What you need to do
The required output consists solely of the lines from the top of the listing through the line containing "plt.rcParams['font.family'] = ['Noto", transcribed exactly.

Entries shown
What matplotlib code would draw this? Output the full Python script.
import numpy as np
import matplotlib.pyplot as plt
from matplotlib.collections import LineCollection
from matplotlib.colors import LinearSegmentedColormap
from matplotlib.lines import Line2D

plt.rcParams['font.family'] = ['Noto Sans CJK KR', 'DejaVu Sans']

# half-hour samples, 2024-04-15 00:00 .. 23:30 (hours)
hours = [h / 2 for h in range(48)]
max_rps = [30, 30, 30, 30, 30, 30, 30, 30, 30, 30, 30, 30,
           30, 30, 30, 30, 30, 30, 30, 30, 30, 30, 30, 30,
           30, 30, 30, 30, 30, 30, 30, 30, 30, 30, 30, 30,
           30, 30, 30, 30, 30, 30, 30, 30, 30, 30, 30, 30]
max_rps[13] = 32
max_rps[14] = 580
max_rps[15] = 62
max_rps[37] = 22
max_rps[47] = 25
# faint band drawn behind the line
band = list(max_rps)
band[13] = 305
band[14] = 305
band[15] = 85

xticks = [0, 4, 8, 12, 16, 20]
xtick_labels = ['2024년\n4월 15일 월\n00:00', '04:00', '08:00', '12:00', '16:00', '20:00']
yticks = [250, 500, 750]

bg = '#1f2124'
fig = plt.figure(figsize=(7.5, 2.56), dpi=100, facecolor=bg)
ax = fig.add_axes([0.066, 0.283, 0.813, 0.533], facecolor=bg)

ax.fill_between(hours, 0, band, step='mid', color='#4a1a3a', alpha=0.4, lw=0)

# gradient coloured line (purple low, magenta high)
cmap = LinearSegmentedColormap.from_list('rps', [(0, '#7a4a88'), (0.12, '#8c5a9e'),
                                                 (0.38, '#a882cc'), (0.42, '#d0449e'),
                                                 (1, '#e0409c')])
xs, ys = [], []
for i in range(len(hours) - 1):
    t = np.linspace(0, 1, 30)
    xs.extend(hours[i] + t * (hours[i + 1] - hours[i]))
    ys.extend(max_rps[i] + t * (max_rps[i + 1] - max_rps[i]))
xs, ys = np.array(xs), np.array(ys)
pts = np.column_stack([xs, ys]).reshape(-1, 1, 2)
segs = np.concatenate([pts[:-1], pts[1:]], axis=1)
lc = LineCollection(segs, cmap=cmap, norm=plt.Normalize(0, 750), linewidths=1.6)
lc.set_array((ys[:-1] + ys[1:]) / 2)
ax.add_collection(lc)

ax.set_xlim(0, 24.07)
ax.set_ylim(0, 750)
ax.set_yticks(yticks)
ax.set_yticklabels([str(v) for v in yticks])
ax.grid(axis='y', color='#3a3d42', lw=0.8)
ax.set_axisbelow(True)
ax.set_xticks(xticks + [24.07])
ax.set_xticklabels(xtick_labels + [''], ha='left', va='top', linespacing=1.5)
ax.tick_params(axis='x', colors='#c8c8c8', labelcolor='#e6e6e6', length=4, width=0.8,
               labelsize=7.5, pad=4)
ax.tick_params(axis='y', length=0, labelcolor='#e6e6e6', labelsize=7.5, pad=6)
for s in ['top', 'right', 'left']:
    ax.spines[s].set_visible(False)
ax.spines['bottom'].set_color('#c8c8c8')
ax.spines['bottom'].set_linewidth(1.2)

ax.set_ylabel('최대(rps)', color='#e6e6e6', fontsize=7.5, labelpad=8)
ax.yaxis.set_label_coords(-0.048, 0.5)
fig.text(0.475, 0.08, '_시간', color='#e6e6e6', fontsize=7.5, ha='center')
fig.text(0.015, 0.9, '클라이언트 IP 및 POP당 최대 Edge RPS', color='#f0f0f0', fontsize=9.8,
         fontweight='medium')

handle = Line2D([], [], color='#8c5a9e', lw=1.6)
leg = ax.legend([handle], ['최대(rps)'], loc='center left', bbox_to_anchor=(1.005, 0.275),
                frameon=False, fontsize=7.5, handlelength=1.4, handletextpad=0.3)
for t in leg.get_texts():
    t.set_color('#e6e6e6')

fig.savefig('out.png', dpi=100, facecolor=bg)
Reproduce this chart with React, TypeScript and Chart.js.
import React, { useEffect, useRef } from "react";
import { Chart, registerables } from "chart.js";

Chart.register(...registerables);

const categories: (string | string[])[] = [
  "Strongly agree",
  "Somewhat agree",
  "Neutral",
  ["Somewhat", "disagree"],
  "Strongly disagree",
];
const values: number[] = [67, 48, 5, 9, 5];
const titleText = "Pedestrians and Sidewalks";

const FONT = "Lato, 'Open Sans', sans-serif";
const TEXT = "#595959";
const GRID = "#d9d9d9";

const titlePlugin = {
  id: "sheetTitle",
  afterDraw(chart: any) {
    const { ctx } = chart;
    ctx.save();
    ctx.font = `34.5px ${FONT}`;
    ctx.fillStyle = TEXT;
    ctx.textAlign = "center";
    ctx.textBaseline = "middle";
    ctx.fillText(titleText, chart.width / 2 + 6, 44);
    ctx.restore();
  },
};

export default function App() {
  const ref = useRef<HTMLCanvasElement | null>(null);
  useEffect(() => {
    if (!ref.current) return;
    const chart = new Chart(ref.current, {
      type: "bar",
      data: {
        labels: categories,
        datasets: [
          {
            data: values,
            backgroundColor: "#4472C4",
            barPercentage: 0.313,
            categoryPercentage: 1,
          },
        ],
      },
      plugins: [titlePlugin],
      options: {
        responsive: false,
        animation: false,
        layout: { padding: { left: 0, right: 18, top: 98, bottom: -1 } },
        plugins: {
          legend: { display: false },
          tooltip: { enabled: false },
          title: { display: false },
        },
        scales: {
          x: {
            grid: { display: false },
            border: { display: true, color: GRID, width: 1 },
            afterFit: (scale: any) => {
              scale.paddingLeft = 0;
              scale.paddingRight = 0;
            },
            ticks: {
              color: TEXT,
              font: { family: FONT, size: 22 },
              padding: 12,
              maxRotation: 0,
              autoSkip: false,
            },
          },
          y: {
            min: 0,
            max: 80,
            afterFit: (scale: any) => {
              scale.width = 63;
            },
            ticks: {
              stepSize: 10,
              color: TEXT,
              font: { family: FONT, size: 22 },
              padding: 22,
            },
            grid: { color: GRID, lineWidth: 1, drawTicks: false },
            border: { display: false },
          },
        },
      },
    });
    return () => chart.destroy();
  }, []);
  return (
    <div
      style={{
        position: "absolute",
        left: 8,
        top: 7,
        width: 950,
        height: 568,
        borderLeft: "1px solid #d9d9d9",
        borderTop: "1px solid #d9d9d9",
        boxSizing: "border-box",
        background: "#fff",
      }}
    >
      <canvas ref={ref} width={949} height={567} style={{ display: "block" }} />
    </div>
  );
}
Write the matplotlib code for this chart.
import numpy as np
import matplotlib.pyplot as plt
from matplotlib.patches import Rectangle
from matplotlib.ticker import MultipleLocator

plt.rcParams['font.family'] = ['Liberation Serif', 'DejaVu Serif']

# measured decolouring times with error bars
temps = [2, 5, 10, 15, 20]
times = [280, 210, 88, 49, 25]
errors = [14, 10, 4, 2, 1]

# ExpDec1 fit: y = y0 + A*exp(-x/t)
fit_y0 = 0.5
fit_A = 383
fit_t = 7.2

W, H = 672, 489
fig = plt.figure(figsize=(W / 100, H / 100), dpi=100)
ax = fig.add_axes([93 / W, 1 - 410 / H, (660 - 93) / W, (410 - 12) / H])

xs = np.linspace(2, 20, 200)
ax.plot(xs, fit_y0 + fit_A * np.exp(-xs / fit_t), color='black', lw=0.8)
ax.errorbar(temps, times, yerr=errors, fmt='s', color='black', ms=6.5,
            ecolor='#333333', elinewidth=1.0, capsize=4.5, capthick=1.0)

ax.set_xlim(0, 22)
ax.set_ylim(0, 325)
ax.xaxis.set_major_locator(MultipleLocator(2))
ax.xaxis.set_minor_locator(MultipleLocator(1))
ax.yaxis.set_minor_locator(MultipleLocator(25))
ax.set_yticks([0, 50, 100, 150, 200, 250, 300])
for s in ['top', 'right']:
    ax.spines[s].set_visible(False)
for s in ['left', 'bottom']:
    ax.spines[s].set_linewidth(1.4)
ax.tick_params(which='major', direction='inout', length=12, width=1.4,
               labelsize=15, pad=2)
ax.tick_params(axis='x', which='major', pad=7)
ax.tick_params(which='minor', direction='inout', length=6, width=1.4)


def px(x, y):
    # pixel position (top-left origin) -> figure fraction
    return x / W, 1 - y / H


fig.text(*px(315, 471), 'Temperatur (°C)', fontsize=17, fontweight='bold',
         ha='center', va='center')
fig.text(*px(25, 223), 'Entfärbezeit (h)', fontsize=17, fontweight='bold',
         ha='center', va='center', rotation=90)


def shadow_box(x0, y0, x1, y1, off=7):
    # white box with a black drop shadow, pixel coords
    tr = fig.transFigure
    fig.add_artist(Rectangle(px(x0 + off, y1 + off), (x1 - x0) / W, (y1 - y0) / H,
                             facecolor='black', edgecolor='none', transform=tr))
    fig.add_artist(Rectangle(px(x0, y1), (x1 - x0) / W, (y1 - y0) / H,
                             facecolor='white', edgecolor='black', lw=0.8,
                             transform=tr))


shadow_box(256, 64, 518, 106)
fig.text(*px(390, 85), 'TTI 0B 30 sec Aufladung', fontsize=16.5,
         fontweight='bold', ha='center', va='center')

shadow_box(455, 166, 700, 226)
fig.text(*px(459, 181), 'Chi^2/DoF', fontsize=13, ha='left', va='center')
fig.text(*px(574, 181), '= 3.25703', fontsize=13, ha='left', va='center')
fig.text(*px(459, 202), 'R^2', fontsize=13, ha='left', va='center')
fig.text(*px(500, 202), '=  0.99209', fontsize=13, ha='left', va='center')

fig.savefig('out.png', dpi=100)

Written response
What matplotlib code would draw this? Output the full Python script.
import numpy as np
import matplotlib.pyplot as plt
from matplotlib.collections import LineCollection
from matplotlib.colors import LinearSegmentedColormap
from matplotlib.lines import Line2D

plt.rcParams['font.family'] = ['Noto Sans CJK KR', 'DejaVu Sans']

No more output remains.